■ **Set task**
Return each line of the listing below, unchanged, and omit the images.

■ **Dataset section**
※ ※ ※

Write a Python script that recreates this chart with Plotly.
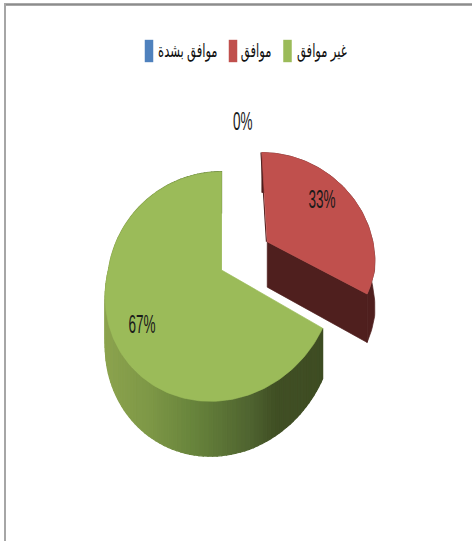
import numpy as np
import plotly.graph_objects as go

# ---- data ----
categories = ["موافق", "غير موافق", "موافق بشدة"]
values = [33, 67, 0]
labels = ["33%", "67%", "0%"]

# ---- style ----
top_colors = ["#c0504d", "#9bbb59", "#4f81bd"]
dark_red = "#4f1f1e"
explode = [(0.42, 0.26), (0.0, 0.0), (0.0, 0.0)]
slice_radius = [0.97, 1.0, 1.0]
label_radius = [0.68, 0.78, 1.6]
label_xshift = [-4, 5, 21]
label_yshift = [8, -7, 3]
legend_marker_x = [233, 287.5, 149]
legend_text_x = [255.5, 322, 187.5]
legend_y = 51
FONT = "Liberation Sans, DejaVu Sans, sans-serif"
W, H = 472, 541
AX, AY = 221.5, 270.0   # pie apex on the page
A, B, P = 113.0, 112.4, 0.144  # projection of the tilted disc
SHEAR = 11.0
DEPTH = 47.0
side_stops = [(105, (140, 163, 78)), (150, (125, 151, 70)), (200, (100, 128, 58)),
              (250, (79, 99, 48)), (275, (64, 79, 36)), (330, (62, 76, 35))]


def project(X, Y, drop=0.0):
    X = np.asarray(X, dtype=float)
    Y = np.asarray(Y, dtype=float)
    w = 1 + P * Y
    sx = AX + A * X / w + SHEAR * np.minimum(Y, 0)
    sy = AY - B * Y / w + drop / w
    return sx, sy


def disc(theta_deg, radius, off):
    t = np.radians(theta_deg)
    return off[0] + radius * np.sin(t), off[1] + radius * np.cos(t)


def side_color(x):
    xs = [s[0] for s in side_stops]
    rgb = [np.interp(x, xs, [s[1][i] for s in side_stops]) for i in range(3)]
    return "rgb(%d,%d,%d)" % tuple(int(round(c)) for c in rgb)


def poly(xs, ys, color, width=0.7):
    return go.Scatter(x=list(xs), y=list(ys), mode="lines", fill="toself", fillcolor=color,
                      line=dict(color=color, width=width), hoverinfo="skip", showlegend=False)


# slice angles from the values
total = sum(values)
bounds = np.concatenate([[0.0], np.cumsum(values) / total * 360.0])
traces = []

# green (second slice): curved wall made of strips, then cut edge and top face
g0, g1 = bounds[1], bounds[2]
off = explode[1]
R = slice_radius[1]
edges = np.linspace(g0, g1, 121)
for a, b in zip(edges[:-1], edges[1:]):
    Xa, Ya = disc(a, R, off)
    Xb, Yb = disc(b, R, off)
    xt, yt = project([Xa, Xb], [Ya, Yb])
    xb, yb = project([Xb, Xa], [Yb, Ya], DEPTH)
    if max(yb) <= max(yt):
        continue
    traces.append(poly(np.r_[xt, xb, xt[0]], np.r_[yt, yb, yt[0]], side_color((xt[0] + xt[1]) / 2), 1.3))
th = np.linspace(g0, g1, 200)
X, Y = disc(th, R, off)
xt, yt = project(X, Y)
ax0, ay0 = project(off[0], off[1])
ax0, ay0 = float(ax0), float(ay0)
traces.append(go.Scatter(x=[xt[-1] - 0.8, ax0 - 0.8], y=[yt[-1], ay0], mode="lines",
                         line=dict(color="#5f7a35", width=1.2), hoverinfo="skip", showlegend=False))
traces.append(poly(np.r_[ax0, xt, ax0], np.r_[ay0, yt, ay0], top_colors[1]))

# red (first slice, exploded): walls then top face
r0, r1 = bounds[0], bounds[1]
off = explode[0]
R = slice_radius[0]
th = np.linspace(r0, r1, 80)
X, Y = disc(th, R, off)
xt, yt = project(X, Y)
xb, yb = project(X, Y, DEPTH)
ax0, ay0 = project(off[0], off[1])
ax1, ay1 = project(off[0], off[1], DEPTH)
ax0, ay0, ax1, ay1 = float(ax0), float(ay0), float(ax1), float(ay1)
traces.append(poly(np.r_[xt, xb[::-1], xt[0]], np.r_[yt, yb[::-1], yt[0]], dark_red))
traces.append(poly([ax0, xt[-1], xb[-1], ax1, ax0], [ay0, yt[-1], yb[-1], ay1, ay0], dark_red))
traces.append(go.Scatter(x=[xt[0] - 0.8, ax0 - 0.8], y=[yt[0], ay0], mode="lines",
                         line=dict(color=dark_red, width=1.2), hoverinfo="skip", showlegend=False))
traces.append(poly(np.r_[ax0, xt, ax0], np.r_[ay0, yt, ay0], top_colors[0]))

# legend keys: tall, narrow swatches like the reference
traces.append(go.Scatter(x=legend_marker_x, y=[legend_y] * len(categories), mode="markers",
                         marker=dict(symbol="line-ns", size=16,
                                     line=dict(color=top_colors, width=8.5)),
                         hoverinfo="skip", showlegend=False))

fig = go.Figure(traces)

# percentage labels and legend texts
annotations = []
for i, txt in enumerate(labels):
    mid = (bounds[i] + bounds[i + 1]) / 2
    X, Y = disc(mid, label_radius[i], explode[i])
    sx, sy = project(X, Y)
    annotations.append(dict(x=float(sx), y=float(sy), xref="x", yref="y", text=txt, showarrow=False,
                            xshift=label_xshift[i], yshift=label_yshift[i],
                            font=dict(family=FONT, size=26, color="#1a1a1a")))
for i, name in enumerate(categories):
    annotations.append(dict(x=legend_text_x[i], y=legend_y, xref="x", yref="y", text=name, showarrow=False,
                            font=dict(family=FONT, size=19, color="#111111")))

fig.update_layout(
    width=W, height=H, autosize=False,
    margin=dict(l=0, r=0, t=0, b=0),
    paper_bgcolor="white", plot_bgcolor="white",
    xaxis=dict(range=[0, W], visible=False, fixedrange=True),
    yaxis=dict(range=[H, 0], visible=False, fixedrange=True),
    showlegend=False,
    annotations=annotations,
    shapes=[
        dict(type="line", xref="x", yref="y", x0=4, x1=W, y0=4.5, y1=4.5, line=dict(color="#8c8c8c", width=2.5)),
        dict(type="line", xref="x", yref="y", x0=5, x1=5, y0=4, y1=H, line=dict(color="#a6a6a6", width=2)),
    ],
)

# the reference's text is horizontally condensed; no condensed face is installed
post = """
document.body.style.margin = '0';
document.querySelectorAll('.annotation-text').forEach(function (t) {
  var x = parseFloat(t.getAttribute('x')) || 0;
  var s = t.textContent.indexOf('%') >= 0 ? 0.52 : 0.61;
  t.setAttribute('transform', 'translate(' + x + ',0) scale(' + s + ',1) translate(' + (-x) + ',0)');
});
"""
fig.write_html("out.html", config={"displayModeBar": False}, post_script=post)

※ ※ ※

■ **Reply**
Write a Python script that recreates this chart with Plotly.
import numpy as np
import plotly.graph_objects as go

# ---- data ----
categories = ["موافق", "غير موافق", "موافق بشدة"]
values = [33, 67, 0]
labels = ["33%", "67%", "0%"]

# ---- style ----
top_colors = ["#c0504d", "#9bbb59", "#4f81bd"]
dark_red = "#4f1f1e"
explode = [(0.42, 0.26), (0.0, 0.0), (0.0, 0.0)]
slice_radius = [0.97, 1.0, 1.0]
label_radius = [0.68, 0.78, 1.6]
label_xshift = [-4, 5, 21]
label_yshift = [8, -7, 3]
legend_marker_x = [233, 287.5, 149]
legend_text_x = [255.5, 322, 187.5]
legend_y = 51
FONT = "Liberation Sans, DejaVu Sans, sans-serif"
W, H = 472, 541
AX, AY = 221.5, 270.0   # pie apex on the page
A, B, P = 113.0, 112.4, 0.144  # projection of the tilted disc
SHEAR = 11.0
DEPTH = 47.0
side_stops = [(105, (140, 163, 78)), (150, (125, 151, 70)), (200, (100, 128, 58)),
              (250, (79, 99, 48)), (275, (64, 79, 36)), (330, (62, 76, 35))]


def project(X, Y, drop=0.0):
    X = np.asarray(X, dtype=float)
    Y = np.asarray(Y, dtype=float)
    w = 1 + P * Y
    sx = AX + A * X / w + SHEAR * np.minimum(Y, 0)
    sy = AY - B * Y / w + drop / w
    return sx, sy


def disc(theta_deg, radius, off):
    t = np.radians(theta_deg)
    return off[0] + radius * np.sin(t), off[1] + radius * np.cos(t)


def side_color(x):
    xs = [s[0] for s in side_stops]
    rgb = [np.interp(x, xs, [s[1][i] for s in side_stops]) for i in range(3)]
    return "rgb(%d,%d,%d)" % tuple(int(round(c)) for c in rgb)


def poly(xs, ys, color, width=0.7):
    return go.Scatter(x=list(xs), y=list(ys), mode="lines", fill="toself", fillcolor=color,
                      line=dict(color=color, width=width), hoverinfo="skip", showlegend=False)


# slice angles from the values
total = sum(values)
bounds = np.concatenate([[0.0], np.cumsum(values) / total * 360.0])
traces = []

# green (second slice): curved wall made of strips, then cut edge and top face
g0, g1 = bounds[1], bounds[2]
off = explode[1]
R = slice_radius[1]
edges = np.linspace(g0, g1, 121)
for a, b in zip(edges[:-1], edges[1:]):
    Xa, Ya = disc(a, R, off)
    Xb, Yb = disc(b, R, off)
    xt, yt = project([Xa, Xb], [Ya, Yb])
    xb, yb = project([Xb, Xa], [Yb, Ya], DEPTH)
    if max(yb) <= max(yt):
        continue
    traces.append(poly(np.r_[xt, xb, xt[0]], np.r_[yt, yb, yt[0]], side_color((xt[0] + xt[1]) / 2), 1.3))
th = np.linspace(g0, g1, 200)
X, Y = disc(th, R, off)
xt, yt = project(X, Y)
ax0, ay0 = project(off[0], off[1])
ax0, ay0 = float(ax0), float(ay0)
traces.append(go.Scatter(x=[xt[-1] - 0.8, ax0 - 0.8], y=[yt[-1], ay0], mode="lines",
                         line=dict(color="#5f7a35", width=1.2), hoverinfo="skip", showlegend=False))
traces.append(poly(np.r_[ax0, xt, ax0], np.r_[ay0, yt, ay0], top_colors[1]))

# red (first slice, exploded): walls then top face
r0, r1 = bounds[0], bounds[1]
off = explode[0]
R = slice_radius[0]
th = np.linspace(r0, r1, 80)
X, Y = disc(th, R, off)
xt, yt = project(X, Y)
xb, yb = project(X, Y, DEPTH)
ax0, ay0 = project(off[0], off[1])
ax1, ay1 = project(off[0], off[1], DEPTH)
ax0, ay0, ax1, ay1 = float(ax0), float(ay0), float(ax1), float(ay1)
traces.append(poly(np.r_[xt, xb[::-1], xt[0]], np.r_[yt, yb[::-1], yt[0]], dark_red))
traces.append(poly([ax0, xt[-1], xb[-1], ax1, ax0], [ay0, yt[-1], yb[-1], ay1, ay0], dark_red))
traces.append(go.Scatter(x=[xt[0] - 0.8, ax0 - 0.8], y=[yt[0], ay0], mode="lines",
                         line=dict(color=dark_red, width=1.2), hoverinfo="skip", showlegend=False))
traces.append(poly(np.r_[ax0, xt, ax0], np.r_[ay0, yt, ay0], top_colors[0]))

# legend keys: tall, narrow swatches like the reference
traces.append(go.Scatter(x=legend_marker_x, y=[legend_y] * len(categories), mode="markers",
                         marker=dict(symbol="line-ns", size=16,
                                     line=dict(color=top_colors, width=8.5)),
                         hoverinfo="skip", showlegend=False))

fig = go.Figure(traces)

# percentage labels and legend texts
annotations = []
for i, txt in enumerate(labels):
    mid = (bounds[i] + bounds[i + 1]) / 2
    X, Y = disc(mid, label_radius[i], explode[i])
    sx, sy = project(X, Y)
    annotations.append(dict(x=float(sx), y=float(sy), xref="x", yref="y", text=txt, showarrow=False,
                            xshift=label_xshift[i], yshift=label_yshift[i],
                            font=dict(family=FONT, size=26, color="#1a1a1a")))
for i, name in enumerate(categories):
    annotations.append(dict(x=legend_text_x[i], y=legend_y, xref="x", yref="y", text=name, showarrow=False,
                            font=dict(family=FONT, size=19, color="#111111")))

fig.update_layout(
    width=W, height=H, autosize=False,
    margin=dict(l=0, r=0, t=0, b=0),
    paper_bgcolor="white", plot_bgcolor="white",
    xaxis=dict(range=[0, W], visible=False, fixedrange=True),
    yaxis=dict(range=[H, 0], visible=False, fixedrange=True),
    showlegend=False,
    annotations=annotations,
    shapes=[
        dict(type="line", xref="x", yref="y", x0=4, x1=W, y0=4.5, y1=4.5, line=dict(color="#8c8c8c", width=2.5)),
        dict(type="line", xref="x", yref="y", x0=5, x1=5, y0=4, y1=H, line=dict(color="#a6a6a6", width=2)),
    ],
)

# the reference's text is horizontally condensed; no condensed face is installed
post = """
document.body.style.margin = '0';
document.querySelectorAll('.annotation-text').forEach(function (t) {
  var x = parseFloat(t.getAttribute('x')) || 0;
  var s = t.textContent.indexOf('%') >= 0 ? 0.52 : 0.61;
  t.setAttribute('transform', 'translate(' + x + ',0) scale(' + s + ',1) translate(' + (-x) + ',0)');
});
"""
fig.write_html("out.html", config={"displayModeBar": False}, post_script=post)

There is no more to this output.